The University of Manchester has launched a new Environmental Sustainability Strategy which will provide guidance on the actions the University will take as it works towards its zero carbon 2038 target.
The new strategy builds on the University’s core goals of Teaching & Learning, Research & Discovery and Social Responsibility and stresses the need for all decisions to be taken in the light of its existing carbon commitments.
The strategy highlights six priority operational areas, all linking back to the United Nations Sustainability Goals:
- Construction and Refurbishment
- Risk and Climate Resilience
- Responsible Procurement
- Resource Management
- Valuing Nature
- Travel and Transport
The strategy has been approved by the University’s Board of Governors and is endorsed at the highest level of the University.
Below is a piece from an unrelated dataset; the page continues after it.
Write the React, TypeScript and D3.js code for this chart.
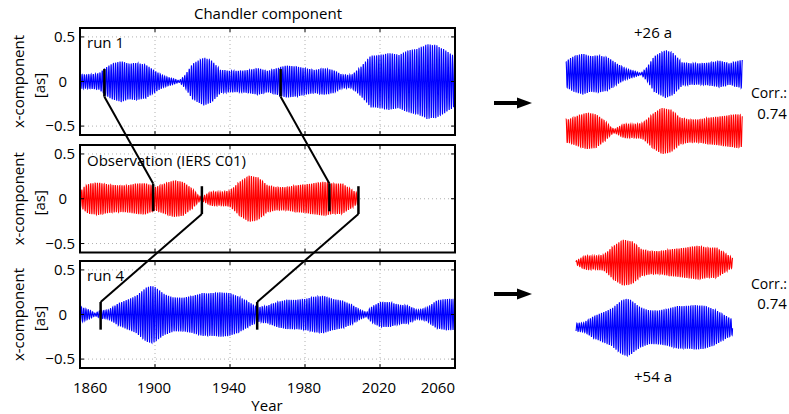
import React, { useEffect, useRef } from 'react';
import * as d3 from 'd3';

const W = 789;
const H = 414;
const FONT = "'Open Sans', sans-serif";

// Chandler wobble period in years (~433 days), monthly samples
const CHANDLER_PERIOD = 1.19;
const SAMPLE_STEP = 1 / 12;

const yearTicks = [1860, 1900, 1940, 1980, 2020, 2060];
const valueTicks = [-0.5, 0, 0.5];

// envelope (amplitude in [as])
const run1Years = [1860, 1865, 1870, 1874, 1877, 1882, 1886, 1890, 1895, 1900, 1905, 1910, 1913, 1916, 1920, 1926, 1930, 1935, 1940, 1945, 1950, 1955, 1960, 1965, 1970, 1975, 1980, 1985, 1990, 1995, 2000, 2005, 2010, 2015, 2020, 2025, 2030, 2035, 2040, 2045, 2050, 2055, 2060];
const run1Amp = [0.08, 0.08, 0.09, 0.16, 0.2, 0.23, 0.2, 0.21, 0.19, 0.12, 0.06, 0.03, 0.01, 0.07, 0.2, 0.27, 0.24, 0.13, 0.12, 0.12, 0.13, 0.15, 0.12, 0.15, 0.18, 0.17, 0.15, 0.13, 0.15, 0.13, 0.075, 0.075, 0.17, 0.29, 0.3, 0.32, 0.3, 0.35, 0.37, 0.42, 0.41, 0.35, 0.28];

const obsYears = [1860, 1862, 1865, 1870, 1875, 1880, 1885, 1890, 1895, 1900, 1905, 1910, 1915, 1920, 1923, 1925, 1930, 1935, 1940, 1945, 1950, 1955, 1960, 1965, 1970, 1975, 1980, 1985, 1990, 1995, 2000, 2005, 2008.5];
const obsAmp = [0.075, 0.13, 0.17, 0.18, 0.16, 0.15, 0.15, 0.17, 0.175, 0.13, 0.17, 0.205, 0.19, 0.11, 0.04, 0.02, 0.08, 0.075, 0.09, 0.19, 0.26, 0.24, 0.15, 0.13, 0.13, 0.15, 0.16, 0.175, 0.19, 0.17, 0.17, 0.1, 0.055];

const run4Years = [1860, 1865, 1868, 1871, 1875, 1878, 1880, 1885, 1890, 1895, 1898, 1900, 1905, 1910, 1915, 1920, 1925, 1930, 1935, 1940, 1945, 1950, 1955, 1960, 1965, 1970, 1975, 1980, 1985, 1990, 1995, 2000, 2005, 2010, 2013, 2015, 2020, 2025, 2030, 2035, 2040, 2045, 2050, 2055, 2060];
const run4Amp = [0.09, 0.05, 0.015, 0.045, 0.05, 0.09, 0.12, 0.165, 0.21, 0.3, 0.325, 0.31, 0.23, 0.19, 0.19, 0.21, 0.24, 0.24, 0.25, 0.24, 0.2, 0.14, 0.08, 0.1, 0.14, 0.165, 0.165, 0.175, 0.2, 0.21, 0.175, 0.155, 0.11, 0.045, 0.025, 0.08, 0.14, 0.14, 0.11, 0.1, 0.05, 0.075, 0.155, 0.175, 0.175];

// matched epochs (obs = run + shift)
const run1Marks = [1873, 1967];
const obsMarks1 = [1899, 1993];
const obsMarks4 = [1925, 2008.5];
const run4Marks = [1871, 1954.5];

type Pt = { t: number; v: number };

const buildSeries = (years: number[], amps: number[], phase: number): Pt[] => {
  const env = d3.scaleLinear().domain(years).range(amps).clamp(true);
  const t0 = years[0];
  const t1 = years[years.length - 1];
  return d3.range(t0, t1 + 0.001, SAMPLE_STEP).map((t) => ({
    t,
    v: env(t) * Math.cos((2 * Math.PI * (t - 1860)) / CHANDLER_PERIOD + phase),
  }));
};

const App = () => {
  const ref = useRef<SVGSVGElement>(null);

  useEffect(() => {
    const svg = d3.select(ref.current);
    svg.selectAll('*').remove();

    const run1 = buildSeries(run1Years, run1Amp, 0.3);
    const obs = buildSeries(obsYears, obsAmp, 1.1);
    const run4 = buildSeries(run4Years, run4Amp, 2.0);

    const x = d3.scaleLinear().domain([1860, 2060]).range([80, 455]);

    const panels = [
      { label: 'run 1', top: 28, bottom: 135, data: run1, color: '#0000ff' },
      { label: 'Observation (IERS C01)', top: 145, bottom: 252.5, data: obs, color: '#ff0000' },
      { label: 'run 4', top: 261, bottom: 368, data: run4, color: '#0000ff' },
    ];

    const ys = panels.map((p) => d3.scaleLinear().domain([-0.6, 0.6]).range([p.bottom, p.top]));

    svg.append('text')
      .attr('x', 268).attr('y', 19)
      .attr('text-anchor', 'middle')
      .style('font-size', '15px').style('font-family', FONT)
      .text('Chandler component');

    panels.forEach((p, i) => {
      const y = ys[i];
      const g = svg.append('g');

      // grid
      g.selectAll('.vg').data(yearTicks.slice(1, -1)).enter().append('line')
        .attr('x1', (d) => x(d)).attr('x2', (d) => x(d))
        .attr('y1', p.top).attr('y2', p.bottom)
        .attr('stroke', '#b0b0b0').attr('stroke-dasharray', '1,3');
      g.selectAll('.hg').data(valueTicks).enter().append('line')
        .attr('x1', 80).attr('x2', 455)
        .attr('y1', (d) => y(d)).attr('y2', (d) => y(d))
        .attr('stroke', '#b0b0b0').attr('stroke-dasharray', '1,3');

      // signal
      const line = d3.line<Pt>().x((d) => x(d.t)).y((d) => y(d.v));
      g.append('path')
        .datum(p.data)
        .attr('d', line)
        .attr('fill', 'none')
        .attr('stroke', p.color)
        .attr('stroke-width', 1.1);

      // ticks
      g.selectAll('.yt').data(valueTicks).enter().append('path')
        .attr('d', (d) => `M80,${y(d)}h4M455,${y(d)}h-4`)
        .attr('stroke', '#000');
      g.selectAll('.xt').data(yearTicks).enter().append('path')
        .attr('d', (d) => `M${x(d)},${p.bottom}v-4M${x(d)},${p.top}v4`)
        .attr('stroke', '#000');

      // box
      g.append('rect')
        .attr('x', 80).attr('y', p.top)
        .attr('width', 375).attr('height', p.bottom - p.top)
        .attr('fill', 'none').attr('stroke', '#000').attr('stroke-width', 2);

      g.append('text')
        .attr('x', 87).attr('y', p.top + (i === 1 ? 21 : 20))
        .style('font-size', '15px').style('font-family', FONT)
        .text(p.label);

      g.selectAll('.yl').data(valueTicks).enter().append('text')
        .attr('x', (d) => (d === 0 ? 67 : 75))
        .attr('y', (d) => y(d))
        .attr('dy', '0.36em')
        .attr('text-anchor', 'end')
        .style('font-size', '15px').style('font-family', FONT)
        .text((d) => (d === 0 ? '0' : d3.format('.1f')(d)));

      const mid = (p.top + p.bottom) / 2;
      g.append('text')
        .attr('transform', `translate(19,${mid}) rotate(-90)`)
        .attr('text-anchor', 'middle').attr('dy', '0.35em')
        .style('font-size', '15px').style('font-family', FONT)
        .text('x-component');
      g.append('text')
        .attr('transform', `translate(40,${mid + 4}) rotate(-90)`)
        .attr('text-anchor', 'middle').attr('dy', '0.35em')
        .style('font-size', '15px').style('font-family', FONT)
        .text('[as]');
    });

    // x axis labels
    svg.selectAll('.xl').data(yearTicks).enter().append('text')
      .attr('x', (d, i) => (i === 0 ? x(d) - 7 : i === yearTicks.length - 1 ? x(d) : x(d) - 1))
      .attr('y', 393)
      .attr('text-anchor', (d, i) => (i === 0 ? 'start' : i === yearTicks.length - 1 ? 'end' : 'middle'))
      .style('font-size', '15px').style('font-family', FONT)
      .text((d) => d);
    svg.append('text')
      .attr('x', 267).attr('y', 411)
      .attr('text-anchor', 'middle')
      .style('font-size', '15px').style('font-family', FONT)
      .text('Year');

    // connectors
    const links = svg.append('g').attr('stroke', '#000').attr('fill', 'none');
    const mark = (px: number, y: d3.ScaleLinear<number, number>, hi: number, lo: number) =>
      links.append('line')
        .attr('x1', px).attr('x2', px).attr('y1', y(hi)).attr('y2', y(lo))
        .attr('stroke-width', 2.5);

    run1Marks.forEach((a, k) => {
      const b = obsMarks1[k];
      mark(x(a), ys[0], 0.14, -0.17);
      mark(x(b), ys[1], 0.17, -0.14);
      links.append('line')
        .attr('x1', x(a)).attr('y1', ys[0](-0.17))
        .attr('x2', x(b)).attr('y2', ys[1](0.17))
        .attr('stroke-width', 2);
    });
    obsMarks4.forEach((a, k) => {
      const b = run4Marks[k];
      mark(x(a), ys[1], 0.14, -0.17);
      mark(x(b), ys[2], 0.14, -0.17);
      links.append('line')
        .attr('x1', x(a)).attr('y1', ys[1](-0.17))
        .attr('x2', x(b)).attr('y2', ys[2](0.14))
        .attr('stroke-width', 2);
    });

    // right side: shifted comparisons
    const pxPerYear = (x(2060) - x(1860)) / 200;
    const pxPerUnit = ys[0](0) - ys[0](1);
    const snippet = (data: Pt[], range: number[], left: number, zeroY: number, color: string) => {
      const sx = d3.scaleLinear().domain(range).range([left, left + (range[1] - range[0]) * pxPerYear]);
      const sy = d3.scaleLinear().domain([0, 1]).range([zeroY, zeroY - pxPerUnit]);
      const part = data.filter((d) => d.t >= range[0] && d.t <= range[1]);
      svg.append('path')
        .datum(part)
        .attr('d', d3.line<Pt>().x((d) => sx(d.t)).y((d) => sy(d.v)))
        .attr('fill', 'none')
        .attr('stroke', color)
        .attr('stroke-width', 1.1);
    };

    snippet(run1, [run1Marks[0], run1Marks[1]], 566, 74, '#0000ff');
    snippet(obs, [obsMarks1[0], obsMarks1[1]], 566, 131, '#ff0000');
    snippet(obs, [obsMarks4[0], obsMarks4[1]], 576, 262.7, '#ff0000');
    snippet(run4, [run4Marks[0], run4Marks[1]], 576, 327.3, '#0000ff');

    const arrow = (ay: number) => {
      svg.append('line')
        .attr('x1', 494).attr('x2', 520).attr('y1', ay).attr('y2', ay)
        .attr('stroke', '#000').attr('stroke-width', 4);
      svg.append('path')
        .attr('d', `M517,${ay - 5.5}L532,${ay}L517,${ay + 5.5}Z`)
        .attr('fill', '#000');
    };
    arrow(103);
    arrow(294);

    const txt = (tx: number, ty: number, s: string, anchor = 'middle', size = 15) =>
      svg.append('text')
        .attr('x', tx).attr('y', ty)
        .attr('text-anchor', anchor)
        .style('font-size', `${size}px`).style('font-family', FONT)
        .text(s);

    txt(653, 38, '+26 a');
    txt(751, 98, 'Corr.:', 'start', 14);
    txt(772, 119, '0.74');
    txt(653, 382, '+54 a');
    txt(751, 289, 'Corr.:', 'start', 14);
    txt(772, 309, '0.74');
  }, []);

  return (
    <svg ref={ref} width={W} height={H} style={{ position: 'absolute', left: 0, top: 0, background: '#fff' }} />
  );
};

export default App;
It was developed following extensive consultation with colleagues and students, who shared their views on the actions the University needed to prioritise and where it needed to improve.
The University’s operational carbon footprint has fallen by 35% since 2007, from approximately 81,000 tonnes CO2e to under 53,000 tonnes in 2022, but more needs to be done across all areas of activity to reach zero carbon by 2038, while cutting emissions as sharply as possible in the run-up to this date.
Professor Nalin Thakkar, Vice-President for Social Responsibility, wants the new strategy to act as a guide for everyone who is part of the University’s community. “Achieving this strategy is a challenge which we must all work towards,” he said. “The University will be allocating significant funds to this, but we must all contribute through the things we do every day at work and by talking to students and colleagues about the things we are doing to make a difference.”
“Some of the measures to achieve this are going to be hard, but everyone in the leadership of the University is committed to making the necessary changes.”
Professor Nalin Thakkar, Vice-President for Social Responsibility
Action already taken by The University of Manchester includes ending investments in fossil fuel companies and reducing the carbon intensity of other investment holdings. The campus runs on 100% renewable electricity and 94% of the University’s waste is diverted from landfill. The University has also recently committed to limiting its business travel emissions to no more than half of pre-COVID levels and so far is on track with this.
Action planned for the future includes proposals to increase energy efficiency, make changes to the Old Quad that promote biodiversity and to shift more of its buildings away from gas boilers to heat pumps.
The strategy also contains commitments to further embed sustainability in the curriculum and take advantage of the world-class expertise of its researchers. Training will be developed for all colleagues including leaders to give them the tools to make changes.
Professor Thakkar added: “The future that this strategy lays out is one where we have a campus that is rich in nature, with cleaner air and a lighter footprint on the planet. Some of the measures to achieve this are going to be hard, but everyone in the leadership of the University is committed to making the necessary changes and if we all contribute, we have the ability to be far greater than the sum of our individual parts.”